When you’re welding in general, and using any table, it’s safe and routine practice to clamp your ground to the table and place your work material on the table. It’ll allow the current to pass through, and almost every welder does this every day.
I’m also making the huge assumption that your clamping spot and material on the table are clean and don’t have dirt, paint, or other things on them. Rust, mill scale, paint, oil, or slotted/sectional tables with poor bonds add resistance.
Having said that, when you clamp to any piece of metal that’s in contact with the one you’re welding, instead of directly clamping, there’s going to be some energy loss.
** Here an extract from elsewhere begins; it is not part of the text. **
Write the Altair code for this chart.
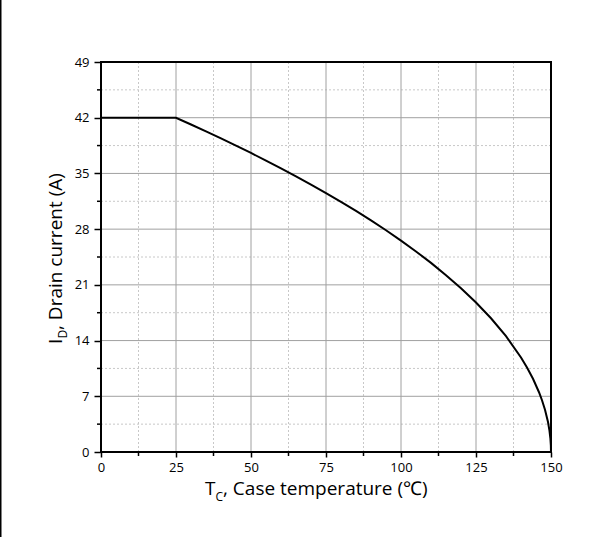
import altair as alt
import pandas as pd

# Curve
curve_T = [0, 25, 30, 35, 40, 45, 50, 55, 60, 65, 70, 75, 80, 85, 90, 95, 100,
           105, 110, 115, 120, 125, 130, 135, 140, 142, 144, 146, 147, 148, 149,
           149.5, 149.8, 149.95, 150]
curve_I = [42, 42, 41.15, 40.28, 39.4, 38.49, 37.57, 36.61, 35.64, 34.63, 33.6,
           32.53, 31.43, 30.29, 29.1, 27.86, 26.56, 25.2, 23.76, 22.22, 20.58,
           18.78, 16.8, 14.55, 11.88, 10.62, 9.2, 7.51, 6.5, 5.31, 3.76, 2.66,
           1.68, 0.84, 0]

x_major = [0, 25, 50, 75, 100, 125, 150]
y_major = [0, 7, 14, 21, 28, 35, 42, 49]
x_minor = [12.5, 37.5, 62.5, 87.5, 112.5, 137.5]
y_minor = [3.5, 10.5, 17.5, 24.5, 31.5, 38.5, 45.5]
x_grid = [25, 50, 75, 100, 125]
y_grid = [7, 14, 21, 28, 35, 42]

FONT = "Open Sans"
W, H = 450, 390

xs = alt.Scale(domain=[0, 150], nice=False, zero=False)
ys = alt.Scale(domain=[0, 49], nice=False, zero=False)

x_axis = alt.Axis(values=x_major, grid=False, domain=False, tickSize=5,
                  tickWidth=1.5, tickColor="black", labelFont=FONT,
                  labelFontSize=13, labelColor="black", labelPadding=4,
                  labelFlush=False)
y_axis = alt.Axis(values=y_major, grid=False, domain=False, tickSize=7,
                  tickWidth=1.5, tickColor="black", labelFont=FONT,
                  labelFontSize=13, labelColor="black", labelPadding=5,
                  labelFlush=False)

def X(f):
    return alt.X(f, scale=xs, axis=x_axis, title=None)

def Y(f):
    return alt.Y(f, scale=ys, axis=y_axis, title=None)

curve = pd.DataFrame({"T": curve_T, "I": curve_I})
one = pd.DataFrame({"a": [0]})

minor_vx = alt.Chart(pd.DataFrame({"T": x_minor})).mark_rule(
    color="#c8c8c8", strokeWidth=1, strokeDash=[2, 2]
).encode(x=X("T:Q"))
minor_hy = alt.Chart(pd.DataFrame({"I": y_minor})).mark_rule(
    color="#c8c8c8", strokeWidth=1, strokeDash=[2, 2]
).encode(y=Y("I:Q"))
major_vx = alt.Chart(pd.DataFrame({"T": x_grid})).mark_rule(
    color="#a0a0a0", strokeWidth=1
).encode(x=X("T:Q"))
major_hy = alt.Chart(pd.DataFrame({"I": y_grid})).mark_rule(
    color="#a0a0a0", strokeWidth=1
).encode(y=Y("I:Q"))

line = alt.Chart(curve).mark_line(color="black", strokeWidth=2).encode(
    x=X("T:Q"), y=Y("I:Q")
)

minor_tx = alt.Chart(pd.DataFrame({"T": x_minor})).mark_rule(
    color="black", strokeWidth=1.5
).encode(x=X("T:Q"), y=alt.value(H), y2=alt.value(H + 4))
minor_ty = alt.Chart(pd.DataFrame({"I": y_minor})).mark_rule(
    color="black", strokeWidth=1.5
).encode(y=Y("I:Q"), x=alt.value(-4), x2=alt.value(0))

frame = alt.Chart(one).mark_rect(filled=False, stroke="black", strokeWidth=2).encode(
    x=alt.value(0), x2=alt.value(W), y=alt.value(0), y2=alt.value(H)
)
left_border = alt.Chart(one).mark_rule(color="black", strokeWidth=1.5).encode(
    x=alt.value(-100.25), y=alt.value(-62), y2=alt.value(475)
)

def txt(s, x, y, size, angle=0):
    return alt.Chart(one).mark_text(
        text=s, font=FONT, fontSize=size, color="black", align="left",
        baseline="alphabetic", angle=angle
    ).encode(x=alt.value(x), y=alt.value(y))

# x title: T_C, Case temperature (℃)
xt = [txt("T", 104, 433, 19), txt("C", 114.5, 439, 12),
      txt(", Case temperature (\u2103)", 122, 433, 19)]
# y title: I_D, Drain current (A)
yt = [txt("I", -39.5, 282, 19, 270), txt("D", -34.5, 276.5, 12, 270),
      txt(", Drain current (A)", -39.5, 268, 19, 270)]

chart = alt.layer(
    minor_vx, minor_hy, major_vx, major_hy, line, minor_tx, minor_ty, frame,
    left_border, *xt, *yt
).properties(
    width=W, height=H,
    autosize=alt.AutoSizeParams(type="none"),
    padding={"left": 101, "top": 62, "right": 52, "bottom": 92},
).configure_view(stroke=None).configure(background="white")

chart.save("out.html", embed_options={"renderer": "svg", "actions": False})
With a clean table and good contact, we’re talking about like 1%. But if you are clamped very far away, to a dirty table, you might see a 5-10% voltage drop. If you’re using MIG, you might not notice. But with a certain process on certain materials, like TIG on thin aluminum, you might see erratic arc starts, arc wander, or poor cleaning action.
One way to get around this issue (but only for steel) is to replace the clamp on your welder with a magnetic ground clamp. I’m a big fan of the Magswitch 300 Amp Magnetic Welding Ground. I leave it attached to my welding table, but IF I want to move it to my workpiece, it’s super easy and you don’t have to worry about being able to literally clamp since it’s just a magnet.